* BEGIN Dataset extract *

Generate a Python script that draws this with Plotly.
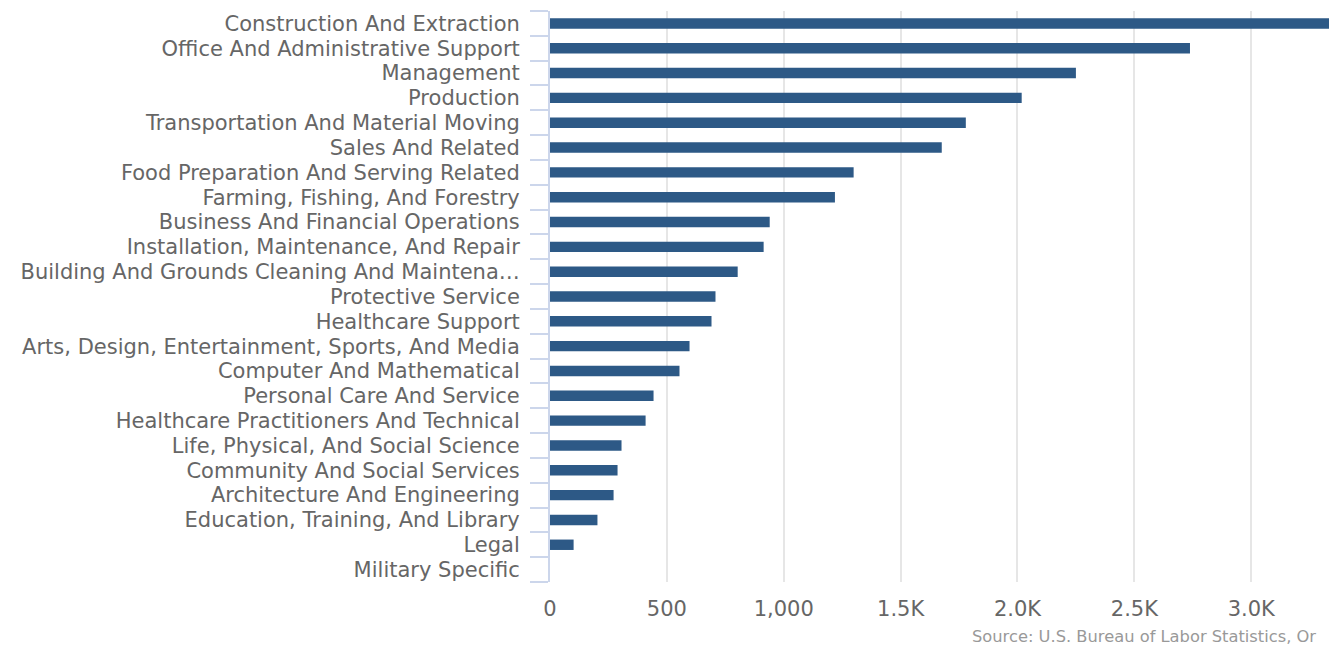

* END Dataset extract *
* BEGIN Dataset extract *

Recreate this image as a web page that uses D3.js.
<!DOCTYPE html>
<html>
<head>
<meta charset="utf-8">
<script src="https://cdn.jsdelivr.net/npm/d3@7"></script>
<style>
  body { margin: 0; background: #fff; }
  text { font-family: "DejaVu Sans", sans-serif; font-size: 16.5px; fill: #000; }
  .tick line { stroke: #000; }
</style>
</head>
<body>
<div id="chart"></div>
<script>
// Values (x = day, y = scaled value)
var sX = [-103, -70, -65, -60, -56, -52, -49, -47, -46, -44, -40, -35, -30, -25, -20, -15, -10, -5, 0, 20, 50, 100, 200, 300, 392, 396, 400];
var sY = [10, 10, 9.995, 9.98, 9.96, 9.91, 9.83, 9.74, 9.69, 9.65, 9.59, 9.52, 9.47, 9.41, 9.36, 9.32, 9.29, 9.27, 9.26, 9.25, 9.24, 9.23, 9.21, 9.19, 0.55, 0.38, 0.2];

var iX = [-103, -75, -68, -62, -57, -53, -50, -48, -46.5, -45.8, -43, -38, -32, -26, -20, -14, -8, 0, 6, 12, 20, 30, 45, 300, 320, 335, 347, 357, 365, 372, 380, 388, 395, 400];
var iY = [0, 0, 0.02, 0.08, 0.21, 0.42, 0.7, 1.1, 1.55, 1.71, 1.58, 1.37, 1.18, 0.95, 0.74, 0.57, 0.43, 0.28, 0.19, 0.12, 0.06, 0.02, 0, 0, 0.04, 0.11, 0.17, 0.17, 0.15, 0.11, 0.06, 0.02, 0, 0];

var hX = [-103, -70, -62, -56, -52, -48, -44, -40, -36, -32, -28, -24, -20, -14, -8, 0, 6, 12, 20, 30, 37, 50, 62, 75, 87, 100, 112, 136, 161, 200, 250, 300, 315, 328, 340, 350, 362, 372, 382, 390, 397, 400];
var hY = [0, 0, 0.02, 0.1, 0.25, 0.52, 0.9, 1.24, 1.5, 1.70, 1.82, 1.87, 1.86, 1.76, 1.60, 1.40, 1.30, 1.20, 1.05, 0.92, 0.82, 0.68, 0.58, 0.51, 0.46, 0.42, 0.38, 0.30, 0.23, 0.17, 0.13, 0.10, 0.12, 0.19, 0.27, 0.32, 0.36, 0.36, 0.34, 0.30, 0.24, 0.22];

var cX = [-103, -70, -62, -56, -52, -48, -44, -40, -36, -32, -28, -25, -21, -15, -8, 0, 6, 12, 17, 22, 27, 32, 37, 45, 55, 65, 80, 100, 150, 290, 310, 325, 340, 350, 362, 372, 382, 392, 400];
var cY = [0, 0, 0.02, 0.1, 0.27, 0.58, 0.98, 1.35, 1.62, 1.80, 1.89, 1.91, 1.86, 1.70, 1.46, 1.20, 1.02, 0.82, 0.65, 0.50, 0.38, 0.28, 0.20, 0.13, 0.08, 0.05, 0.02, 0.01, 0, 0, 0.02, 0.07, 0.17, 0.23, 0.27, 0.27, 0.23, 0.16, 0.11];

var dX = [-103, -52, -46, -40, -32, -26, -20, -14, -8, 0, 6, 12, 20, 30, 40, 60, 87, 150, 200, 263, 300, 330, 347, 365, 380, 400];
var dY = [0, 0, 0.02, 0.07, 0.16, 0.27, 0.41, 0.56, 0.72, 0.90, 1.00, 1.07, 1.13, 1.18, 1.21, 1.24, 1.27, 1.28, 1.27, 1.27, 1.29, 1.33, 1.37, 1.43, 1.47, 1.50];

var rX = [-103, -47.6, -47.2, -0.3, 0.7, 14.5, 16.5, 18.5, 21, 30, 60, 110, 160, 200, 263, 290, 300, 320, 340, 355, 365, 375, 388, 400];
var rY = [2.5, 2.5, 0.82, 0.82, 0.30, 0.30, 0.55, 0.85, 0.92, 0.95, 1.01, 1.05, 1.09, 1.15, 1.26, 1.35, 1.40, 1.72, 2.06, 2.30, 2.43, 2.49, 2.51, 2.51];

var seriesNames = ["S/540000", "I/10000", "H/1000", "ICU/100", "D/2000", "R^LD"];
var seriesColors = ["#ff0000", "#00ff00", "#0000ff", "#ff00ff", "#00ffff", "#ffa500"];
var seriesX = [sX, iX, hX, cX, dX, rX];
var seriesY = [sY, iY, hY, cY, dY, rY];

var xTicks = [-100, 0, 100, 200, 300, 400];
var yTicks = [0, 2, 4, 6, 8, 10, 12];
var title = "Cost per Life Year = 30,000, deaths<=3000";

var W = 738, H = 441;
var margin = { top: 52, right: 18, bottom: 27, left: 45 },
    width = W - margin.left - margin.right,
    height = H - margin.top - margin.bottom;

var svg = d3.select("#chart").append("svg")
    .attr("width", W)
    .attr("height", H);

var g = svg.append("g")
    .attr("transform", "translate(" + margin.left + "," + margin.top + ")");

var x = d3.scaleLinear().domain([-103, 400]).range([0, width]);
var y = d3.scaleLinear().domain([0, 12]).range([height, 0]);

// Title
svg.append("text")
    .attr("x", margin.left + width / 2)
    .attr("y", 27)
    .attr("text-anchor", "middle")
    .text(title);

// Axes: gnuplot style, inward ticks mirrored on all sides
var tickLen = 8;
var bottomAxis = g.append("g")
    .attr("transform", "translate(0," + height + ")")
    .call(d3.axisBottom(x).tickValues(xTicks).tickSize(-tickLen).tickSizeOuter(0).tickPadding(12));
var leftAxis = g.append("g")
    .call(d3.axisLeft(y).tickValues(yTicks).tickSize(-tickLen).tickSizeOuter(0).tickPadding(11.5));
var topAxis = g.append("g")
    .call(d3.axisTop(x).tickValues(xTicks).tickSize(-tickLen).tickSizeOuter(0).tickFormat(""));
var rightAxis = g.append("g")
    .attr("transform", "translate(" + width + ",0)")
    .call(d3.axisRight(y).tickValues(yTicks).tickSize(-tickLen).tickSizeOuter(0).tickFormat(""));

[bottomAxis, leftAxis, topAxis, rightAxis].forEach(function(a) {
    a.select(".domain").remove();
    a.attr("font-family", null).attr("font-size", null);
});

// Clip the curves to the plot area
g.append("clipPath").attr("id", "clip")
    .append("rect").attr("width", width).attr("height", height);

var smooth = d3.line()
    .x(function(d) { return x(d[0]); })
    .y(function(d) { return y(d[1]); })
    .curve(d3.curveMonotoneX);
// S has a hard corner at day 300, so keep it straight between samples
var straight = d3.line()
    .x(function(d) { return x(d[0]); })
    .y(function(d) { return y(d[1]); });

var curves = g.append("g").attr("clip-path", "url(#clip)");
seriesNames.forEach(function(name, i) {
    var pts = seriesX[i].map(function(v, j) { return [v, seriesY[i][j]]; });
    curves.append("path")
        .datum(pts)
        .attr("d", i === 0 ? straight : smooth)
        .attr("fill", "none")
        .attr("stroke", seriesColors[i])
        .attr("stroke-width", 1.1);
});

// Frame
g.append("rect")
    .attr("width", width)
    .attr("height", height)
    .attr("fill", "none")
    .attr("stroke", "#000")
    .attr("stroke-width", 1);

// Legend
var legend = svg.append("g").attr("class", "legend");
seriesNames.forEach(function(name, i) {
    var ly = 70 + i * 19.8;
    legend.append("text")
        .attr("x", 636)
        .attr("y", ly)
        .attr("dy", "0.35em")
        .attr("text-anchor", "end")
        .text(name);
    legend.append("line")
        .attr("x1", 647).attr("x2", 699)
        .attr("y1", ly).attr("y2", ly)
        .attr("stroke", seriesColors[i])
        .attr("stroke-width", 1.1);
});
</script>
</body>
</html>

* END Dataset extract *

** Set task **
Return exactly the lines above from the line that has "Recreate this image" through the line that has "0.55, 0.38, 0.2];", inclusive, and nothing else.

** The result **
Recreate this image as a web page that uses D3.js.
<!DOCTYPE html>
<html>
<head>
<meta charset="utf-8">
<script src="https://cdn.jsdelivr.net/npm/d3@7"></script>
<style>
  body { margin: 0; background: #fff; }
  text { font-family: "DejaVu Sans", sans-serif; font-size: 16.5px; fill: #000; }
  .tick line { stroke: #000; }
</style>
</head>
<body>
<div id="chart"></div>
<script>
// Values (x = day, y = scaled value)
var sX = [-103, -70, -65, -60, -56, -52, -49, -47, -46, -44, -40, -35, -30, -25, -20, -15, -10, -5, 0, 20, 50, 100, 200, 300, 392, 396, 400];
var sY = [10, 10, 9.995, 9.98, 9.96, 9.91, 9.83, 9.74, 9.69, 9.65, 9.59, 9.52, 9.47, 9.41, 9.36, 9.32, 9.29, 9.27, 9.26, 9.25, 9.24, 9.23, 9.21, 9.19, 0.55, 0.38, 0.2];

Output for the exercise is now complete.